Pour Adobe, comme pour toutes les grandes entreprises, l’entrée en confinement de mars 2020 a entraîné l’organisation massive du travail à distance. En un week-end, 22 000 personnes sont passées des bureaux à leur domicile. « Nous avons réalisé très vite que la seule façon de répondre à leurs besoins était de repenser complètement notre infrastructure de support », explique aujourd’hui Cynthia Stoddard, vice-présidente senior et CIO d’Adobe, dans une tribune où elle tire le bilan de cette expérience, publiée par nos confrères de Venturebeat. Elle y expose comment l'intelligence artificielle et les robots conversationnels sont devenus en quelque sorte « une main-d'œuvre complémentaire » chez Adobe.
Très vite, un canal ouvert sur la messagerie instantanée Slack a relié d’emblée les utilisateurs aux équipes de support avec une escalade vers les équipes informatiques. Pour optimiser les réponses aux questions les plus fréquentes, un canal Slack « #wfh-support » (Work from home support) a combiné à travers un chatbot l’apprentissage machine (ML) et le traitement naturel du langage (NLP). Depuis le 14 avril, ce système automatique a répondu à plus de 3 000 requêtes et permis de router automatiquement 38% des tickets envoyés par email vers le bon support dans un délai de 6 minutes.
Une précision d'environ 97% sur le bot de routage
« Le robot IA qui fait le routage utilise une technique de classification basée sur un réseau neuronal pour répartir les tickets envoyés par mail entre des classes et des files d’attente », détaille Cynthia Stoddard. Le temps moyen de répartition et routage de ces tickets est passé de 10 heures à moins de 20 minutes. « Un entraînement supervisé en continu sur le bot de routage nous a aidé à atteindre une précision d’environ 97%, presque à égalité avec ce que ferait un expert humain », indique la CIO. Le volume d’appels pour le support interne en a été réduit de 35%.
Les réponses fournies et le taux de résolution du chatbot sont améliorées en examinant de façon continue les conversations du canal Slack. Des mots-clés sont ainsi identifiés pour affiner le fonctionnement du moteur à base de règles et améliorer l’entraînement du modèle NLP. De nouvelles réponses sont créées dans le chatbot pour répondre aux principaux problèmes rencontrés par les utilisateurs. « Nous réentraînons le modèle de réseau neuronal du bot de routage toutes les deux semaines en ajoutant au jeu d’entraînement de nouvelles données provenant des tickets résolus », précise la CIO. « Cela aide non seulement à identifier d’autres modèles de routage ou à les modifier, mais permet aussi au modèle de réapprendre et d’éviter les erreurs passées dans les prédictions à venir ».

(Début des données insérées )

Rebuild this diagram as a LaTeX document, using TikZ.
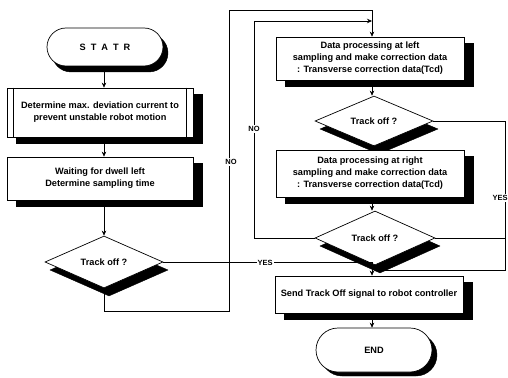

Une expérience profitable pour la gestion du changement
La DSI d’Adobe a ensuite cherché à appliquer cet enseignement à d’autres cas d'usage. Ce type de chatbot à base d’IA est ainsi testé en interne lorsque se dégage une voie intéressante à explorer. Un centre d’excellence a été créé pour partager plus vite les connaissances acquises, par exemple pour utiliser le travail fait avec le canal Slack #wfh-support dans des robots de conversation appliqués à la finance ou à la relation avec les clients. Adobe évalue par ailleurs de quelle façon combiner IA et robots logiciels autonomes dans un autre domaine, celui de l’automatisation des processus robotisés (RPA).
Enfin, cette expérience a été essentielle à la firme américaine pour comprendre les problèmes liés à la gestion du changement, pointe aussi Cynthia Stoddard dans sa tribune. « Les gens doivent comprendre les technologies d’intelligence artificielle et de chatbots, pourquoi elles sont utilisées, comment elles peuvent les aider et comment leurs rôles peuvent changer ». Dans ce contexte, la formation des collaborateurs est critique pour qu’ils se sentent à l’aise et en confiance avec les changements introduits, estime la CIO qui explique qu’un programme de certification à l’IA et à l’apprentissage machine est mis en place (en l’occurrence avec un partenaire, Coursera) à l’attention des ingénieurs logiciels d’Abode au niveau mondial.